The Marvel Cinematic Universe Needs To Make One Important Change After Quantumania
Critically, Ant-Man and The Wasp: Quantumania is a failure, and our writer argues that to right the MCU ship, the old Marvel formula needs to be thrown overboard.
Well, it’s official. Ant-Man and the Wasp: Quantumania is rotten. The third Ant-Man movie is certified rotten on the aggregate website Rotten Tomatoes with an overall critics score of 48 percent. At this point, it’s clear that if Disney wants to recapture the magic of the Marvel Cinematic Universe’s glory days, the solution is that they’re going to have to ditch the formula.
There has been a lot of discussion lately about so-called “superhero fatigue” at the box office. Is Quantumania’s rotten score a harbinger of things to come in the Marvel Cinematic Universe? Not if Marvel shakes up the status quo with something fresh and bold!
As reported by The AV Club, MCU guru Kevin Feige recently unveiled his plan to combat superhero fatigue. Feige plans on putting more time between entries in the Marvel Cinematic Universe both on Disney+ and in theaters so that each project can have room to breathe before another project starts breathing down its neck. He also may or may not start releasing fewer Marvel projects in an effort to promote quality over quantity.
While both of these changes are good, they miss the main reason the Marvel Cinematic Universe is failing to connect with viewers lately. They’ve seen it all before. There is a Marvel formula, and it’s made all the MCU films, well, formulaic.
What Marvel movie is this describing: A hero has to keep some kind of MacGuffin away from a villain who is a twisted mirror version of themself. Oh, and everyone makes jokes constantly for no reason. Did you figure it out?
That’s right! It was every movie in the Marvel Cinematic Universe!
That might be an oversimplification, but not by much. And the Marvel formula applies to the visuals too. Every movie has become a CGI mishmash of bright colors and frantic action indistinguishable from the next.
And the third thing wrong with every movie in the Marvel Cinematic Universe? Every movie has to connect to and set up further movies. How can Ant-Man and The Wasp: Quantumania focus on furthering Ant-Man as a character when it’s got to focus on really setting up Kang as the big bad for the next couple of phases?
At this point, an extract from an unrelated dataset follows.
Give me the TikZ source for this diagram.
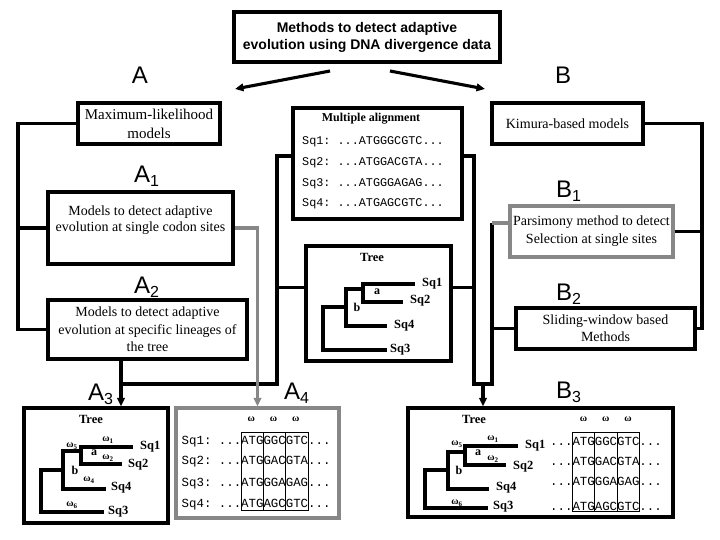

So how can Disney tweak the formula enough to get people excited about the Marvel Cinematic Universe again? Simple, they need to take a page from DC. Yes, you read that right.
DC, which tried to copy Marvel and ended up with a convoluted universe that they’re still trying to sort out.
Because here’s the thing: the Synderverse may have flopped, but it was because they let a filmmaker have their own singular vision without studio hand-holding. Part of why Edgar Wright left the original Ant-Man was that Marvel demanded that he stay inside the box. While it’s understandable that Marvel wants their brand to be instantly recognizable, it’s at the expense of the individual movies having their own autonomy.
That’s the other thing Marvel has to do that DC excels at: have more stand-alone movies. The closest example of auteur-driven stand-alone films in the Marvel Cinematic Universe is James Gunn’s Guardians of the Galaxy films. Both GOTG and Vol. 2 take place in their own pocket of the MCU and feel like James Gunn films, not Marvel movies James Gunn happened to direct. There is a big distinction.
Marvel could even take it one step further and make some movies not connected to the MCU proper. At first, everything being connected made the Marvel Cinematic Universe feel novel, but now it’s getting kind of annoying. Watching Marvel movies feels like putting a puzzle together, and it shouldn’t.
Again if you look at DC, even while the Snyderverse was doing … whatever it was doing … they were still putting out bangers like Joker and The Batman. Could you imagine an R-rated Green Goblin movie in the same vein as Joker?
It would be awesome. So yeah, as weird as it sounds, the Marvel Cinematic Universe needs to be more like DC.
Of course, DC recently unveiled a slate of projects that makes it sound like they’re trying to be more like Marvel, proving that Hollywood is an ouroboros and we’re just along for the ride.